Last December, Xinhua Education Investment Corp. purchased more than 130 acres and 30 buildings belonging to the former historically black Saint Paul’s College in Lawrenceville, Va.
Today, Inside Higher Ed reports on how that sale may have been the early signals of Chinese companies taking advantage of America’s declining higher education industry for property acquisition and academic business development in the states.
…more broadly there appears to be substantial interest on the part of Chinese companies in purchasing U.S. campuses or other educational properties. Chinese students make up the largest group of international students in the U.S., both at the university and K-12 levels.
Douglas Halliday, the president and founder of Halliday Acquisition Group, a company that consults on mergers and acquisitions involving K-12 schools and postsecondary colleges in the U.S. and Canada, said the majority of interest he sees from buyers in mainland China or Hong Kong is in either acquiring K-12 boarding schools or career-focused colleges that focus on higher-trained, technician-type programs such as in health care or information technology.

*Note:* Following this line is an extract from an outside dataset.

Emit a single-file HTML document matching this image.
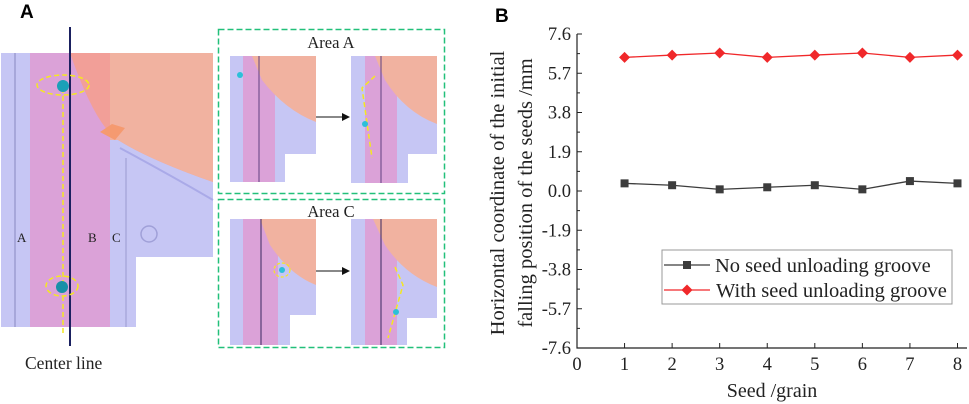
<!DOCTYPE html>
<html><head><meta charset="utf-8"><style>
body{margin:0;background:#fff;width:969px;height:404px;overflow:hidden}
svg{display:block}
.serif{font-family:"Liberation Serif",serif}
</style></head><body>
<svg width="969" height="404" viewBox="0 0 969 404">
<g>
<text x="20" y="18" font-family="Liberation Sans" font-weight="bold" font-size="19">A</text>
<g>
<rect x="1" y="53" width="212" height="274" fill="#c6c6f4"/>
<rect x="30" y="53" width="80" height="274" fill="#dba2d8"/>
<path d="M70 53 L213 53 L213 182 Q150 160 118 140 Q95 125 70 53Z" fill="#f29f98"/>
<path d="M110 53 L213 53 L213 182 Q150 160 118 140 L110 140Z" fill="#f1b2a0"/>
<path d="M100 132 L112 124 L125 128 L115 140 Z" fill="#f59a70"/>
<path d="M120 148 Q170 175 213 200" stroke="#aaaae8" stroke-width="2" fill="none"/>
<line x1="15" y1="53" x2="15" y2="327" stroke="#8888c0" stroke-width="1"/>
<line x1="126" y1="158" x2="126" y2="327" stroke="#9999d0" stroke-width="1"/>
<rect x="136" y="257" width="77" height="70" fill="#fff"/>
<circle cx="149" cy="234" r="8" fill="none" stroke="#a0a0d8" stroke-width="1.5"/>
<line x1="70" y1="27" x2="70" y2="346" stroke="#1a2060" stroke-width="2"/>
<line x1="63" y1="88" x2="63" y2="335" stroke="#f4e820" stroke-width="1.5" stroke-dasharray="5,3"/>
<ellipse cx="63" cy="85" rx="26" ry="10" fill="none" stroke="#f4e820" stroke-width="1.5" stroke-dasharray="5,3"/>
<circle cx="63" cy="86" r="6" fill="#1aa0b8"/>
<ellipse cx="62" cy="286" rx="16" ry="10" fill="none" stroke="#f4e820" stroke-width="1.5" stroke-dasharray="5,3"/>
<circle cx="62" cy="287" r="6" fill="#1890a8"/>
<text x="17" y="242" class="serif" font-size="13" fill="#222">A</text>
<text x="88" y="242" class="serif" font-size="13" fill="#222">B</text>
<text x="112" y="242" class="serif" font-size="13" fill="#222">C</text>
</g>
<text x="25" y="369" class="serif" font-size="17.5" fill="#222">Center line</text>
<g>
<rect x="218.5" y="29.5" width="226" height="164" fill="none" stroke="#22c07a" stroke-width="1.5" stroke-dasharray="6,3"/>
<text x="331" y="48" text-anchor="middle" class="serif" font-size="16.5" fill="#222">Area A</text>
<rect x="230" y="56" width="86" height="126" fill="#c6c6f4"/>
<rect x="243" y="56" width="32" height="126" fill="#dba2d8"/>
<path d="M252 56 L316 56 L316 122 Q285 110 262 80Z" fill="#f1b2a0"/>
<rect x="285" y="154" width="31" height="28" fill="#fff"/>
<line x1="259" y1="56" x2="259" y2="182" stroke="#604080" stroke-width="1"/>
<circle cx="240" cy="75" r="3" fill="#2cc0d8"/>
<line x1="316" y1="117" x2="346" y2="117" stroke="#111" stroke-width="1"/>
<path d="M342 113 L350 117 L342 121Z" fill="#111"/>
<rect x="351" y="56" width="86" height="127" fill="#c6c6f4"/>
<rect x="365" y="56" width="32" height="127" fill="#dba2d8"/>
<path d="M375 56 L437 56 L437 124 Q405 112 385 80Z" fill="#f1b2a0"/>
<rect x="408" y="154" width="29" height="29" fill="#fff"/>
<line x1="381" y1="56" x2="381" y2="183" stroke="#604080" stroke-width="1"/>
<path d="M375 76 L362 88 L372 158" stroke="#f4e820" stroke-width="1.5" fill="none" stroke-dasharray="5,3"/>
<circle cx="365" cy="124" r="3" fill="#2cc0d8"/>
</g>
<g>
<rect x="218.5" y="199.5" width="226" height="148" fill="none" stroke="#22c07a" stroke-width="1.5" stroke-dasharray="6,3"/>
<text x="331" y="217" text-anchor="middle" class="serif" font-size="16.5" fill="#222">Area C</text>
<rect x="230" y="219" width="86" height="126" fill="#c6c6f4"/>
<rect x="243" y="219" width="35" height="126" fill="#dba2d8"/>
<path d="M260 219 L316 219 L316 285 Q290 275 270 245Z" fill="#f1b2a0"/>
<rect x="290" y="315" width="26" height="30" fill="#fff"/>
<line x1="261" y1="219" x2="261" y2="345" stroke="#3a2860" stroke-width="1"/>
<ellipse cx="282" cy="270" rx="8" ry="7" fill="none" stroke="#f4e820" stroke-width="1.2" stroke-dasharray="3,2"/>
<circle cx="282" cy="270" r="3" fill="#2cc0d8"/>
<line x1="316" y1="271" x2="346" y2="271" stroke="#111" stroke-width="1"/>
<path d="M342 267 L350 271 L342 275Z" fill="#111"/>
<rect x="351" y="219" width="86" height="126" fill="#c6c6f4"/>
<rect x="365" y="219" width="32" height="126" fill="#dba2d8"/>
<path d="M373 219 L437 219 L437 287 Q405 275 385 245Z" fill="#f1b2a0"/>
<rect x="407" y="318" width="30" height="27" fill="#fff"/>
<line x1="381" y1="219" x2="381" y2="345" stroke="#3a2860" stroke-width="1"/>
<path d="M395 267 L403 285 L388 338" stroke="#f4e820" stroke-width="1.5" fill="none" stroke-dasharray="5,3"/>
<circle cx="396" cy="312" r="3" fill="#2cc0d8"/>
</g>
</g>
<text x="495" y="22" font-family="Liberation Sans" font-weight="bold" font-size="19">B</text>
<g id="chart"></g>
</svg>
<script>
const xTicks=[0,1,2,3,4,5,6,7,8];
const yTicks=[7.6,5.7,3.8,1.9,0.0,-1.9,-3.8,-5.7,-7.6];
const yTickLabels=["7.6","5.7","3.8","1.9","0.0","-1.9","-3.8","-5.7","-7.6"];
const seeds=[1,2,3,4,5,6,7,8];
const noGroove=[0.37,0.28,0.08,0.18,0.28,0.08,0.48,0.37];
const withGroove=[6.47,6.58,6.68,6.47,6.58,6.68,6.47,6.58];
const NS="http://www.w3.org/2000/svg";
const L=577,R=967,T=34,B=348,XMAX=8.2,YMIN=-7.6,YMAX=7.6;
const X=v=>L+(v/XMAX)*(R-L);
const Y=v=>T+(YMAX-v)/(YMAX-YMIN)*(B-T);
const g=document.getElementById('chart');
function mk(tag,attrs,parent){const e=document.createElementNS(NS,tag);for(const k in attrs)e.setAttribute(k,attrs[k]);(parent||g).appendChild(e);return e;}
let e;
e=mk('path',{d:`M${L} ${T}V${B}H${R}`,stroke:'#222','stroke-width':1.2,fill:'none'});


yTicks.forEach((v,i)=>{
 mk('line',{x1:L,x2:L+5,y1:Y(v),y2:Y(v),stroke:'#222'});
 if(i<yTicks.length-1){const m=(v+yTicks[i+1])/2;mk('line',{x1:L,x2:L+3,y1:Y(m),y2:Y(m),stroke:'#222'});}
 const t=mk('text',{x:571,y:Y(v)+6,'text-anchor':'end','font-family':'Liberation Serif, serif','font-size':18.5,fill:'#222'});
 t.textContent=yTickLabels[i];
 
 
});
xTicks.forEach(v=>{
 mk('line',{x1:X(v),x2:X(v),y1:B,y2:B-5,stroke:'#222'});
 const t=mk('text',{x:X(v),y:B+22,'text-anchor':'middle','font-family':'Liberation Serif, serif','font-size':18.5,fill:'#222'});
 t.textContent=v;
 
 
});
e=mk('text',{x:772,y:397,'text-anchor':'middle','font-family':'Liberation Serif, serif','font-size':20,fill:'#222'});
e.textContent='Seed /grain';


e=mk('text',{transform:'translate(504,193) rotate(-90)','text-anchor':'middle','font-family':'Liberation Serif, serif','font-size':20.5,fill:'#222'});
e.textContent='Horizontal coordinate of the initial';


e=mk('text',{transform:'translate(532,193) rotate(-90)','text-anchor':'middle','font-family':'Liberation Serif, serif','font-size':20.5,fill:'#222'});
e.textContent='falling position of the seeds /mm';


function series(vals,color,shape,name){
 const p=mk('polyline',{points:seeds.map((s,i)=>X(s)+','+Y(vals[i])).join(' '),fill:'none',stroke:color,'stroke-width':1.3});
 
 
 seeds.forEach((s,i)=>{let m;
  if(shape==='sq') m=mk('rect',{x:X(s)-4,y:Y(vals[i])-4,width:8,height:8,fill:color});
  else m=mk('path',{d:`M${X(s)} ${Y(vals[i])-5.5}l5.5 5.5l-5.5 5.5l-5.5 -5.5z`,fill:color});
  
  
 });
}
series(noGroove,'#3c3c3c','sq','no-groove');
series(withGroove,'#f0282a','dia','with-groove');
const lg=mk('g',{});


mk('rect',{x:662,y:250,width:290,height:54,fill:'#fff',stroke:'#999'},lg);
mk('line',{x1:664,x2:710,y1:265,y2:265,stroke:'#3c3c3c','stroke-width':1.3},lg);
mk('rect',{x:683,y:261,width:8,height:8,fill:'#3c3c3c'},lg);
mk('line',{x1:664,x2:710,y1:290,y2:290,stroke:'#f0282a','stroke-width':1.3},lg);
mk('path',{d:'M687 284.5l5.5 5.5l-5.5 5.5l-5.5 -5.5z',fill:'#f0282a'},lg);
e=mk('text',{x:715,y:272,'font-family':'Liberation Serif, serif','font-size':20.5,fill:'#222'},lg);
e.textContent='No seed unloading groove';


e=mk('text',{x:716,y:297,'font-family':'Liberation Serif, serif','font-size':20.5,fill:'#222'},lg);
e.textContent='With seed unloading groove';


</script>
</body></html>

Several HBCU campuses, including Barber-Scotia College, Knoxville College and Morris Brown College face an uncertain future with sales as a very real possibility to satisfy debts.
With other black colleges facing similar issues but not yet approaching bankruptcy or accreditation loss, more schools could be targeted for sale or auction, with Chinese companies at the front of the line seeking acquisition opportunities in areas where HBCUs hold industrial specialty.